Only the lines from the one with "What TikZ code" through the one with "(0,0) rectangle (24.69,10.56);", inclusive, should be echoed exactly; pictures are left out.

Start INPUT RECORDS

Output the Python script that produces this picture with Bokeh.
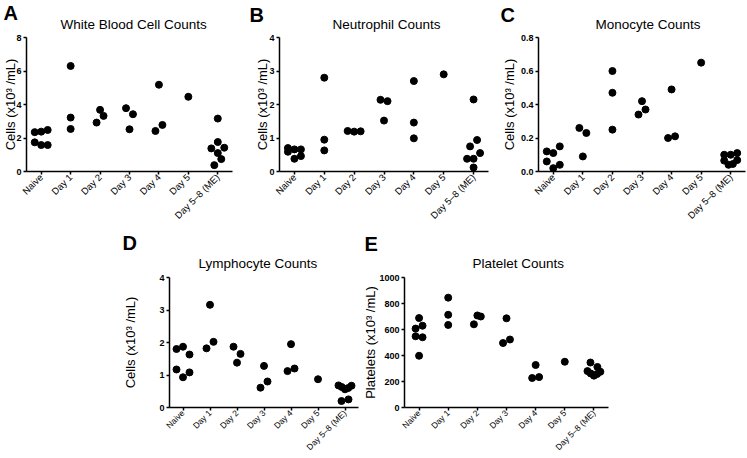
import math
from bokeh.plotting import figure
from bokeh.layouts import column, row
from bokeh.models import FixedTicker, Range1d, Spacer, PrintfTickFormatter, Title
from bokeh.embed import file_html
from bokeh.resources import INLINE

categories = ["Naive", "Day 1", "Day 2", "Day 3", "Day 4", "Day 5", "Day 5\u20138 (ME)"]

wbc_counts = [
    [2.35, 2.38, 2.48, 1.74, 1.58, 1.58],
    [6.3, 3.22, 2.54],
    [2.92, 3.68, 3.32],
    [3.78, 2.52, 3.42],
    [2.42, 5.18, 2.78],
    [4.46],
    [3.16, 1.76, 1.38, 1.1, 1.42, 0.38, 0.74],
]
neutrophil_counts = [
    [0.7, 0.66, 0.66, 0.59, 0.38, 0.46],
    [2.8, 0.95, 0.63],
    [1.21, 1.19, 1.2],
    [2.14, 1.52, 2.1],
    [2.7, 1.46, 0.99],
    [2.9],
    [2.15, 0.75, 0.94, 0.38, 0.38, 0.55, 0.12],
]
monocyte_counts = [
    [0.12, 0.11, 0.15, 0.06, 0.02, 0.04],
    [0.26, 0.09, 0.23],
    [0.6, 0.47, 0.25],
    [0.34, 0.42, 0.37],
    [0.2, 0.49, 0.21],
    [0.65],
    [0.1, 0.1, 0.11, 0.065, 0.04, 0.045, 0.068],
]
lymphocyte_counts = [
    [1.8, 1.87, 1.63, 1.17, 0.93, 1.08],
    [1.82, 3.16, 2.02],
    [1.87, 1.38, 1.65],
    [0.61, 1.28, 0.8],
    [1.12, 1.95, 1.2],
    [0.87],
    [0.68, 0.63, 0.56, 0.6, 0.67, 0.2, 0.25],
]
platelet_counts = [
    [607, 688, 629, 548, 540, 398],
    [845, 713, 635],
    [708, 640, 700],
    [496, 686, 523],
    [227, 327, 234],
    [352],
    [346, 280, 262, 245, 258, 275, 312],
]

wbc_ticks = [0, 2, 4, 6, 8]
neutrophil_ticks = [0, 1, 2, 3, 4]
monocyte_ticks = [0.0, 0.2, 0.4, 0.6, 0.8]
lymphocyte_ticks = [0, 1, 2, 3, 4]
platelet_ticks = [0, 200, 400, 600, 800, 1000]

FONT = "Liberation Sans"


def swarm_offsets(vals, px_per_unit, px_per_cat, diam=8.5):
    """Prism-like column scatter: points closer than a dot are spread sideways."""
    h = diam / px_per_unit
    order = sorted(range(len(vals)), key=lambda i: vals[i])
    bins, cur, start = [], [], None
    for i in order:
        if cur and vals[i] - start < h:
            cur.append(i)
        else:
            if cur:
                bins.append(cur)
            cur, start = [i], vals[i]
    if cur:
        bins.append(cur)
    offs = [0.0] * len(vals)
    for b in bins:
        b = sorted(b)
        m = len(b)
        step = min(7.0, 13.0 / (m - 1)) if m > 1 else 0.0
        for k, i in enumerate(b):
            offs[i] = (k - (m - 1) / 2.0) * step / px_per_cat
    return offs


def panel(values, ticks, title, letter, ylabel, width, height, left, right, top, bottom,
          ylabel_standoff, title_off, title_standoff, letter_off, letter_standoff,
          xlabel_size="9.5px", fmt=None):
    fw = width - left - right
    fh = height - top - bottom
    ymax = ticks[-1]
    p = figure(width=width, height=height, x_range=Range1d(-0.5, 6.5), y_range=Range1d(0, ymax),
               output_backend="svg", toolbar_location=None,
               min_border_left=left, min_border_right=right,
               min_border_top=top, min_border_bottom=bottom)
    p.outline_line_color = None
    p.grid.visible = False
    p.background_fill_color = "white"
    p.border_fill_color = "white"

    xs, ys = [], []
    for i, vals in enumerate(values):
        offs = swarm_offsets(vals, fh / ymax, fw / 7.0)
        xs += [i + o for o in offs]
        ys += vals
    p.scatter(xs, ys, size=7, color="black")

    xa = p.xaxis[0]
    xa.ticker = FixedTicker(ticks=list(range(len(categories))))
    xa.major_label_overrides = {i: c for i, c in enumerate(categories)}
    xa.major_label_orientation = math.pi / 4
    xa.major_label_text_font = FONT
    xa.major_label_text_font_size = xlabel_size
    xa.major_label_text_color = "black"
    xa.major_label_standoff = 1
    xa.axis_line_width = 1.5
    xa.axis_line_color = "black"
    xa.major_tick_out = 3
    xa.major_tick_in = 0
    xa.major_tick_line_width = 1.5
    xa.minor_tick_line_color = None

    ya = p.yaxis[0]
    ya.ticker = FixedTicker(ticks=ticks)
    if fmt:
        ya.formatter = PrintfTickFormatter(format=fmt)
    ya.major_label_text_font = FONT
    ya.major_label_text_font_size = "9px"
    ya.major_label_text_font_style = "bold"
    ya.major_label_text_color = "black"
    ya.major_label_standoff = 2
    ya.axis_line_width = 1.5
    ya.axis_line_color = "black"
    ya.major_tick_out = 3
    ya.major_tick_in = 0
    ya.major_tick_line_width = 1.5
    ya.minor_tick_line_color = None
    ya.axis_label = ylabel
    ya.axis_label_text_font = FONT
    ya.axis_label_text_font_size = "13px"
    ya.axis_label_text_font_style = "normal"
    ya.axis_label_text_color = "black"
    ya.axis_label_standoff = ylabel_standoff

    # panel letter: outermost title
    p.title.text = letter
    p.title.align = "left"
    p.title.offset = letter_off
    p.title.standoff = letter_standoff
    p.title.text_font = FONT
    p.title.text_font_size = "20px"
    p.title.text_font_style = "bold"
    p.title.text_color = "black"

    # chart title: nearest the plot frame
    p.add_layout(Title(text=title, align="left", offset=title_off, standoff=title_standoff,
                       text_font=FONT, text_font_size="13.5px", text_font_style="normal",
                       text_color="black"), "above")
    return p


ylab = "Cells (x10\u00b3 /mL)"
pA = panel(wbc_counts, wbc_ticks, "White Blood Cell Counts", "A", ylab,
           248, 230, 25, 16, 37, 59, -5, 34, 12, -23, -31)
pB = panel(neutrophil_counts, neutrophil_ticks, "Neutrophil Counts", "B", ylab,
           248, 230, 31, 8, 35, 59, -4, 53, 12, -30, -35)
pC = panel(monocyte_counts, monocyte_ticks, "Monocyte Counts", "C", ylab,
           251, 230, 42, 2, 35, 59, 1, 57, 12, -38, -35, fmt="%.1f")
pD = panel(lymphocyte_counts, lymphocyte_ticks, "Lymphocyte Counts", "D", ylab,
           240, 228, 49, 2, 47, 51, 18, 29, 14, -47, -15, xlabel_size="8.5px")
pE = panel(platelet_counts, platelet_ticks, "Platelet Counts", "E", "Platelets (x10\u00b3 /mL)",
           260, 228, 42, 12, 46, 51, -2, 68, 14, -40, -17, xlabel_size="8.5px")

root = column(row(pA, pB, pC), row(Spacer(width=120, height=228), pD, pE))

open("out.html", "w").write(file_html(root, INLINE))
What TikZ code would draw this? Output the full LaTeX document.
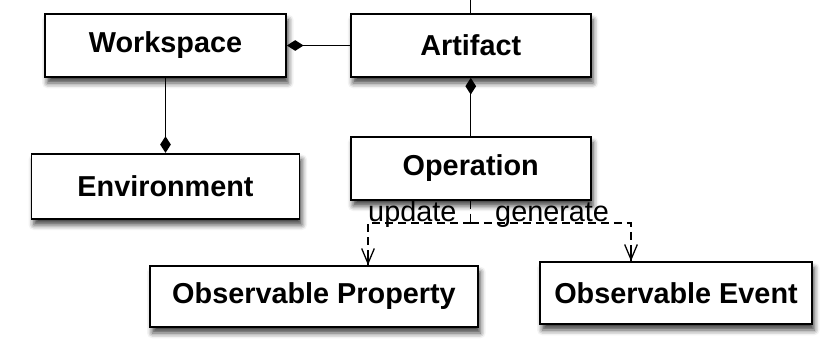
\documentclass[tikz,border=0pt]{standalone}
\usepackage{fontspec}
\newfontfamily\helv{Liberation Sans}
\usetikzlibrary{positioning,arrows.meta,shadows.blur}

\begin{document}
\begin{tikzpicture}[node distance=1.89cm,
	box/.style={draw, line width=1.5pt, fill=white, minimum height=1.89cm, font=\helv\bfseries\fontsize{24.6}{29}\selectfont,
		blur shadow={shadow xshift=0.07cm, shadow yshift=-0.18cm, shadow blur radius=0.16cm, shadow opacity=75}},
	comp/.style={line width=1.2pt, -{Diamond[length=0.5cm, width=0.32cm]}},
	dep/.style={line width=1.1pt, dash pattern=on 0.24cm off 0.15cm},
	tip/.style={line width=1.1pt, -{Straight Barb[length=0.45cm, width=0.38cm]}},
	lbl/.style={inner sep=0pt, font=\helv\fontsize{24.6}{29}\selectfont}]
	\useasboundingbox (0,0) rectangle (24.69,10.56);

	\node[box, minimum width=7.23cm] (ws) at (4.965,9.195) {Workspace};
	\node[box, minimum width=7.2cm, right=of ws] (art) {Artifact};
	\node[box, minimum width=8.04cm, minimum height=1.95cm, below=2.25cm of ws] (env) {Environment};
	\node[box, minimum width=7.2cm, below=1.74cm of art] (op) {Operation};
	\node[box, minimum width=9.84cm, minimum height=1.83cm] (prop) at (9.42,1.665) {Observable Property};
	\node[box, minimum width=8.16cm, minimum height=1.86cm] (evt) at (20.28,1.77) {Observable Event};

	\coordinate[above=0.42cm of art.north] (up);
	\coordinate (fork) at (op.south |- 0,3.87);
	\coordinate (toprop) at (11.04,3.87);
	\coordinate (toevt) at (18.93,3.87);
	\coordinate (inprop) at (toprop |- prop.north);
	\coordinate (inevt) at (toevt |- evt.north);

	\path
	(art) edge[comp] (ws)
	(ws) edge[comp] (env)
	(op) edge[comp] (art);
	\draw[line width=1.2pt] (art) -- (up);

	\draw[dep] (op.south) -- (fork);
	\draw[dep] (fork) -- (toprop) -- (inprop);
	\draw[dep] (fork) -- (toevt) -- (inevt);
	\draw[tip] ([yshift=0.45cm]inprop) -- (inprop);
	\draw[tip] ([yshift=0.45cm]inevt) -- (inevt);

	\node[lbl, anchor=base west] (upd) at ([yshift=0.05cm]toprop) {update};
	\node[lbl, anchor=base west] (gen) at ([yshift=0.05cm]14.85,3.87) {generate};
\end{tikzpicture}
\end{document}
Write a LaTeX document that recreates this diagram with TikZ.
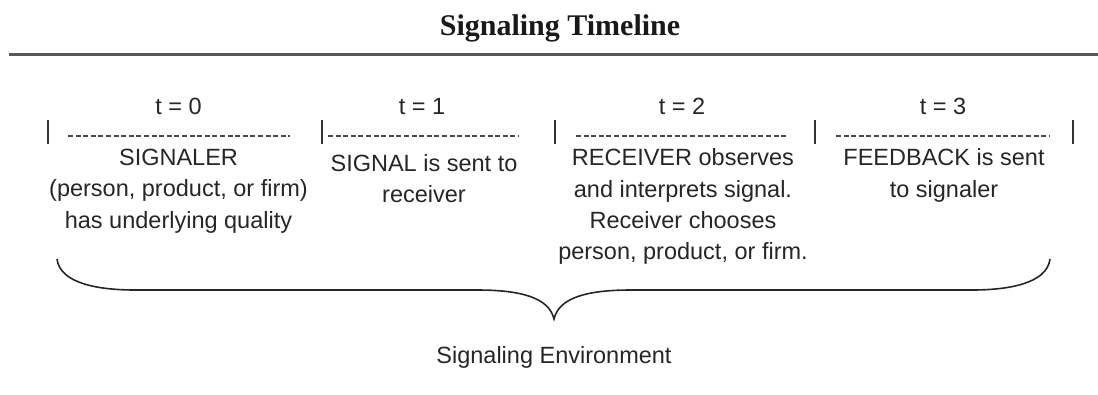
\documentclass[tikz,border=0pt]{standalone}
\usepackage{fontspec}
\setmainfont{Liberation Sans}
\newfontfamily\titlefont{Liberation Serif}
\begin{document}
\begin{tikzpicture}[x=1pt,y=-1pt,
  txt/.style={inner sep=0pt,anchor=base,align=center,text=black!85,
    font=\fontsize{23.5}{31.2}\selectfont},
  bar/.style={line width=2pt,draw=black!80},
  dashrule/.style={line width=1.8pt,draw=black!70,dash pattern=on 5pt off 2.6pt},
  brace/.style={line width=1.6pt,draw=black!85}]
\useasboundingbox (0,0) rectangle (1098,394);
% title
\node[inner sep=0pt,anchor=base,text=black!90,font=\titlefont\bfseries\fontsize{30}{36}\selectfont] (title) at (560,35) {Signaling Timeline};
\draw[line width=2.2pt,draw=black!65] (9,54.5) -- (1098,54.5);
% time labels
\node[txt] (t0) at (178.5,114.5) {t = 0};
\node[txt] (t1) at (422,114.5) {t = 1};
\node[txt] (t2) at (682,114.5) {t = 2};
\node[txt] (t3) at (943,114.5) {t = 3};
% bars
\foreach \x in {48,322,555,815,1073} \draw[bar] (\x,120) -- (\x,144);
% dashed rules
\draw[dashrule] (68,136) -- (290,136);
\draw[dashrule] (328,136) -- (519,136);
\draw[dashrule] (576,136) -- (788,136);
\draw[dashrule] (836,136) -- (1050,136);
% texts (anchor base = baseline of last line)
\node[txt] (c0) at (178.5,228) {SIGNALER\\(person, product, or firm)\\has underlying quality};
\node[txt] (c1) at (424,202.5) {SIGNAL is sent to\\receiver};
\node[txt] (c2) at (683,259.5) {RECEIVER observes\\and interprets signal.\\Receiver chooses\\person, product, or firm.};
\node[txt] (c3) at (944,197) {FEEDBACK is sent\\to signaler};
% brace
\draw[brace] (57,259) .. controls (60,284) and (100,290) .. (135,290)
  -- (477,290) .. controls (522,290) and (549,298) .. (554,319)
  .. controls (559,298) and (586,290) .. (631,290)
  -- (972,290) .. controls (1007,290) and (1047,284) .. (1050,259);
\node[txt] (env) at (554,363) {Signaling Environment};
\end{tikzpicture}
\end{document}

End INPUT RECORDS

== SOLUTION ==
What TikZ code would draw this? Output the full LaTeX document.
\documentclass[tikz,border=0pt]{standalone}
\usepackage{fontspec}
\newfontfamily\helv{Liberation Sans}
\usetikzlibrary{positioning,arrows.meta,shadows.blur}

\begin{document}
\begin{tikzpicture}[node distance=1.89cm,
	box/.style={draw, line width=1.5pt, fill=white, minimum height=1.89cm, font=\helv\bfseries\fontsize{24.6}{29}\selectfont,
		blur shadow={shadow xshift=0.07cm, shadow yshift=-0.18cm, shadow blur radius=0.16cm, shadow opacity=75}},
	comp/.style={line width=1.2pt, -{Diamond[length=0.5cm, width=0.32cm]}},
	dep/.style={line width=1.1pt, dash pattern=on 0.24cm off 0.15cm},
	tip/.style={line width=1.1pt, -{Straight Barb[length=0.45cm, width=0.38cm]}},
	lbl/.style={inner sep=0pt, font=\helv\fontsize{24.6}{29}\selectfont}]
	\useasboundingbox (0,0) rectangle (24.69,10.56);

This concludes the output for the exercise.